I am cited in the article by Rob Crilly (@robcrilly) on Coffee vs. Gangs in Honduras.
For David, it was the 18th Street Gang who came calling. He started out like so many others, acting as a lookout in his neighborhood, keeping a wary eye out for strangers, other gangs, the police or anything else that caught his attention.
“They get you when you are innocent,” he said. “Then they give you a fashionable watch, a cellphone, some money, clothes. When you are done, you’re 25 years old and at a rank you couldn’t even imagine.”
Go check out the article and read more about Coffee vs. Gangs from Kenco.
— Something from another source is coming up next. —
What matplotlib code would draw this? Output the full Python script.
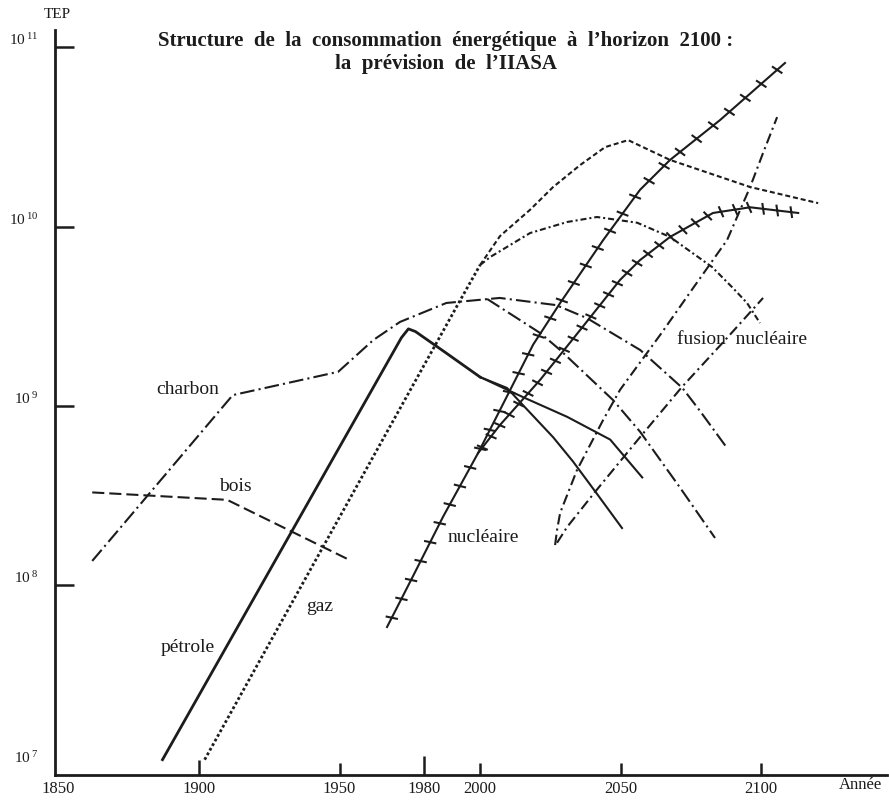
import matplotlib
matplotlib.use('Agg')
import matplotlib.pyplot as plt
import matplotlib.patheffects as pe

plt.rcParams['font.family'] = ['Liberation Serif', 'DejaVu Serif']
plt.rcParams['mathtext.fontset'] = 'custom'
plt.rcParams['mathtext.rm'] = 'Liberation Serif'

INK = '#1c1c1c'

# --- data (years, TEP) ---
bois_years = [1862, 1910, 1953]
bois_vals = [3.3e8, 3.0e8, 1.4e8]

charbon_years = [1862, 1912, 1949.5, 1962, 1971.5, 1988, 2007, 2027, 2038, 2057, 2072, 2078, 2088]
charbon_vals = [1.37e8, 1.15e9, 1.55e9, 2.33e9, 2.94e9, 3.75e9, 4.0e9, 3.65e9, 3.09e9, 2.05e9, 1.26e9, 9.5e8, 5.8e8]
charbon2_years = [2002.5, 2021.4, 2028.5, 2047.3, 2056.9, 2071.2, 2083.6]
charbon2_vals = [3.95e9, 2.55e9, 2.05e9, 1.08e9, 7.2e8, 3.5e8, 1.84e8]

petrole_years = [1887, 1972, 1974.5, 1977, 1988, 2000]
petrole_vals = [1.07e7, 2.4e9, 2.69e9, 2.6e9, 1.97e9, 1.45e9]
petroleA_years = [2000, 2015.3, 2031, 2046.3, 2057.7]
petroleA_vals = [1.45e9, 1.12e9, 8.7e8, 6.5e8, 4.0e8]
petroleB_years = [2000, 2009.6, 2015.3, 2026, 2033.1, 2041.6, 2050.5]
petroleB_vals = [1.45e9, 1.26e9, 1.01e9, 6.7e8, 4.9e8, 3.24e8, 2.09e8]

gaz_years = [1902, 1993, 2000]
gaz_vals = [1.07e7, 3.9e9, 6.1e9]
gaz_hi_years = [2000, 2007.1, 2017.8, 2026, 2035.6, 2044.5, 2052.7, 2067.6, 2096.1, 2120.3]
gaz_hi_vals = [6.1e9, 8.85e9, 1.24e10, 1.66e10, 2.2e10, 2.77e10, 3.03e10, 2.35e10, 1.66e10, 1.35e10]
gaz_lo_years = [2000, 2003.6, 2017.8, 2031, 2041.6, 2055.9, 2067.6, 2082.6, 2090, 2095, 2099.6]
gaz_lo_vals = [6.1e9, 6.76e9, 9.2e9, 1.06e10, 1.13e10, 1.05e10, 8.75e9, 5.94e9, 4.54e9, 3.75e9, 2.9e9]

nuc_hi_years = [1966.9, 1975.8, 1986.8, 1999.3, 2008.9, 2018.9, 2028.5, 2043.8, 2056.9, 2067.6, 2085.4, 2108.5]
nuc_hi_vals = [5.87e7, 1.10e8, 2.41e8, 5.47e8, 1.08e9, 2.2e9, 3.75e9, 8.4e9, 1.6e10, 2.35e10, 3.92e10, 8.15e10]
nuc_lo_years = [1999.3, 2007.1, 2021.4, 2035.6, 2049.8, 2056.9, 2067.6, 2082.9, 2096.1, 2113.2]
nuc_lo_vals = [5.47e8, 7.84e8, 1.40e9, 2.65e9, 5.04e9, 6.5e9, 8.75e9, 1.19e10, 1.28e10, 1.19e10]

fusion1_years = [2026.7, 2027.4, 2028.5, 2034.5, 2043.8, 2049.8, 2064.1, 2075.8, 2087.9, 2096.1, 2100.7, 2105.7]
fusion1_vals = [1.68e8, 2.04e8, 2.54e8, 4.4e8, 8.36e8, 1.23e9, 2.49e9, 4.54e9, 8.41e9, 1.66e10, 2.57e10, 4.07e10]
fusion2_years = [2027.4, 2031, 2040.9, 2056.9, 2071.9, 2087.2, 2100.7]
fusion2_vals = [1.73e8, 2.12e8, 3.32e8, 6.7e8, 1.28e9, 2.33e9, 4.0e9]

x_ticks = [1850, 1900, 1950, 1980, 2000, 2050, 2100]
y_ticks = [1e7, 1e8, 1e9, 1e10, 1e11]
y_labels = [r'$\mathregular{10^{\,7}}$', r'$\mathregular{10^{\,8}}$', r'$\mathregular{10^{\,9}}$',
            r'$\mathregular{10^{\,10}}$', r'$\mathregular{10^{\,11}}$']

# --- figure ---
fig = plt.figure(figsize=(8.89, 8.0), dpi=100)
ax = fig.add_axes([55 / 889, 25 / 800, 832 / 889, 745 / 800])
ax.set_yscale('log')
ax.set_xlim(1848.75, 2144.8)
ax.set_ylim(10 ** 6.944, 10 ** 11.095)

lw = 1.5
ax.plot(bois_years, bois_vals, color=INK, lw=lw, dashes=(5.8, 2.4))
ax.plot(charbon_years, charbon_vals, color=INK, lw=lw, dashes=(7, 2, 1, 2))
ax.plot(charbon2_years, charbon2_vals, color=INK, lw=lw, dashes=(7, 2, 1, 2))
ax.plot(petrole_years, petrole_vals, color=INK, lw=2.0, solid_joinstyle='round')
ax.plot(petroleA_years, petroleA_vals, color=INK, lw=lw)
ax.plot(petroleB_years, petroleB_vals, color=INK, lw=lw)
ax.plot(gaz_years, gaz_vals, color=INK, lw=2.0, dashes=(1, 0.9))
ax.plot(gaz_hi_years, gaz_hi_vals, color=INK, lw=lw, dashes=(2.4, 1.4))
ax.plot(gaz_lo_years, gaz_lo_vals, color=INK, lw=lw, dashes=(2.9, 1.4, 1, 1.4))
ax.plot(fusion1_years, fusion1_vals, color=INK, lw=lw, dashes=(5, 2, 1, 2))
ax.plot(fusion2_years, fusion2_vals, color=INK, lw=lw, dashes=(5, 2, 1, 2))


def ticked(spacing, length):
    return [pe.Normal(),
            pe.TickedStroke(angle=105, spacing=spacing, length=length),
            pe.TickedStroke(angle=-75, spacing=spacing, length=length)]


ax.plot(nuc_hi_years, nuc_hi_vals, color=INK, lw=lw, path_effects=ticked(15, 0.25))
ax.plot(nuc_lo_years, nuc_lo_vals, color=INK, lw=lw, path_effects=ticked(10, 0.35))

# curve names
lab = dict(fontsize=14, color=INK, ha='center', va='center')
ax.text(1896, 1.23e9, 'charbon', **lab)
ax.text(1912.8, 3.58e8, 'bois', **lab)
ax.text(1896, 4.54e7, 'pétrole', **lab)
ax.text(1943, 7.6e7, 'gaz', **lab)
ax.text(2001, 1.86e8, 'nucléaire', **lab)
ax.text(2093.2, 2.36e9, 'fusion  nucléaire', **lab)

# axes look
for s in ['top', 'right']:
    ax.spines[s].set_visible(False)
for s in ['left', 'bottom']:
    ax.spines[s].set_linewidth(2.0)
    ax.spines[s].set_color(INK)

ax.set_xticks(x_ticks)
ax.set_xticklabels([str(t) for t in x_ticks])
ax.tick_params(axis='x', direction='in', length=9, width=1.8, color=INK,
               labelsize=12, labelcolor=INK, pad=4)
xt = ax.xaxis.get_major_ticks()
xt[0].tick1line.set_visible(False)
xt[1].tick1line.set_markersize(11)
xt[3].tick1line.set_markersize(14)
ax.xaxis.set_minor_locator(plt.NullLocator())

ax.set_yticks(y_ticks)
ax.set_yticklabels([])
ax.yaxis.set_minor_locator(plt.NullLocator())
ax.tick_params(axis='y', direction='in', length=14, width=1.8, color=INK)
ax.yaxis.get_major_ticks()[0].tick1line.set_visible(False)
for v, t in zip(y_ticks, y_labels):
    ax.annotate(t, xy=(0, v), xycoords=('axes fraction', 'data'), xytext=(-12, 5),
                textcoords='offset points', ha='right', va='center', fontsize=11, color=INK,
                annotation_clip=False)

fig.text(57 / 889, 1 - 15 / 800, 'TEP', fontsize=11, color=INK, ha='center', va='center')
fig.text(860 / 889, 1 - 785 / 800, 'Année', fontsize=12, color=INK, ha='center', va='center')
fig.text(446 / 889, 1 - 41 / 800, 'Structure  de  la  consommation  énergétique  à  l\u2019horizon  2100 :',
         fontsize=15, fontweight='bold', color=INK, ha='center', va='center')
fig.text(446 / 889, 1 - 64 / 800, 'la  prévision  de  l\u2019IIASA',
         fontsize=15, fontweight='bold', color=INK, ha='center', va='center')

fig.savefig('out.png', dpi=100, facecolor='white')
Congrats to Tim and his El Salvador Blog

Tim's El Salvador Blog celebrated its ten-year anniversary yesterday.
It's appropriate that I am in El Salvador as I begin writing this post.   I realize that a great many of the topics which have filled the pages of this blog have been present in the past 10 days I spent in the country. 
I participated in events commemorating the 25th anniversary of the massacre of the 6 Jesuits, their housekeeper and her daughter.   It's one of many anniversaries of massacres I have blogged about, and all of those persons who gave the orders for those massacres have never faced any form of judgment.   Impunity is a word I have used often in this blog.
Another ongoing blog theme is migration. I casually talked yesterday in English with men who had been deported from the US after living there for many years.  I heard the stories of the center where El Salvador processes children deported from Mexico.   I passed by many "remittance houses" built with money coming from the US and elsewhere.
Thank you Tim for helping us all understand El Salvador a little better and for inspiring me to start blogging as well.
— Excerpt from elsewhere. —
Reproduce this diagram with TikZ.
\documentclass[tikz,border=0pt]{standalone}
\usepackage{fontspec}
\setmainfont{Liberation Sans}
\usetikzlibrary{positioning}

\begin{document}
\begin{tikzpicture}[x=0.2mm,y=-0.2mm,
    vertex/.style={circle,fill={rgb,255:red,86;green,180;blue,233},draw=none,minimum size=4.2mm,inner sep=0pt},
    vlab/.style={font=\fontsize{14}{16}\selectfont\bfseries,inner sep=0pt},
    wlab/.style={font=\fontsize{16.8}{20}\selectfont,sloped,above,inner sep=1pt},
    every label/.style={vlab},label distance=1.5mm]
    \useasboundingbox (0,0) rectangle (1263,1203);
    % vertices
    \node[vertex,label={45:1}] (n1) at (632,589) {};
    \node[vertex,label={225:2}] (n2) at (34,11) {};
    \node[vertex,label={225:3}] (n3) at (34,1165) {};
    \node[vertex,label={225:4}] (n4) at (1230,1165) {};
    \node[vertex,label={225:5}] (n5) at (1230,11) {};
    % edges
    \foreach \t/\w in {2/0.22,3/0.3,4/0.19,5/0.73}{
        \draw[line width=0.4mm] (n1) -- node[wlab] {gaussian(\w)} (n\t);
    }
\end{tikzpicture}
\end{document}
Here's to the next ten years.

Monday, November 17, 2014

It wasn't just Ellacuria and the Jesuits who were targeted that night in El Salvador

Following a number of posts on the 25th anniversary of the martyrs in El Salvador, I planned to write a post today reminding people that it wasn't just Ignacio Ellacuria and the other Jesuits at the Central American University who were targeted in November 1989.

When the FMLN launched its second final offensive on November 11th, the Army High Command appears to have had a list of several individuals who they sought to liquidate in the midst of the violence. The list included leaders of the civilian opposition who had relatively recently returned to the country to participate in the 1988 and 1989 elections as well as other religious who had been working to end the violence in the country.

Last night, Tim republished the Subversive Cross which he initially posted on November 16, 2009.
On November 16, 1989, that same fateful day in El Salvador when the Jesuits were murdered, Lutheran Bishop Medardo Gomez was also targeted by the military. For Bishop Gomez and his Lutheran church were also voices who denounced the injustice they saw in Salvadoran society. They were deemed to be subversives by the government for siding with the poor and doing such radical things as operating a refugee camp for families fleeing the armed conflict, or for teaching the poor that they were entitled to equal human rights with the rich and powerful.
You know the government's view of your church when it sets up a machine gun post directly across the street from your church, your church named Resurrection Church – the church of Easter, and the machine gun is always aimed at the front door of the church. 
Go over to Tim's page to read the entire post.

The other intended victims of the army in mid-November, including Bishop Gomez, took refuge in Embassies scattered throughout the capital. As a result, they survived. The Salvadoran Jesuits thought that they were safe on the campus as the army had already searched the UCA and had it surrounded.

So while it is important that we remember the work of the Jesuits and why they died, it is also important to remember that they were not the only ones who were targeted that week. The Salvadoran High Command was prepared to wipe out nearly all civilian opposition figures that they deemed a threat.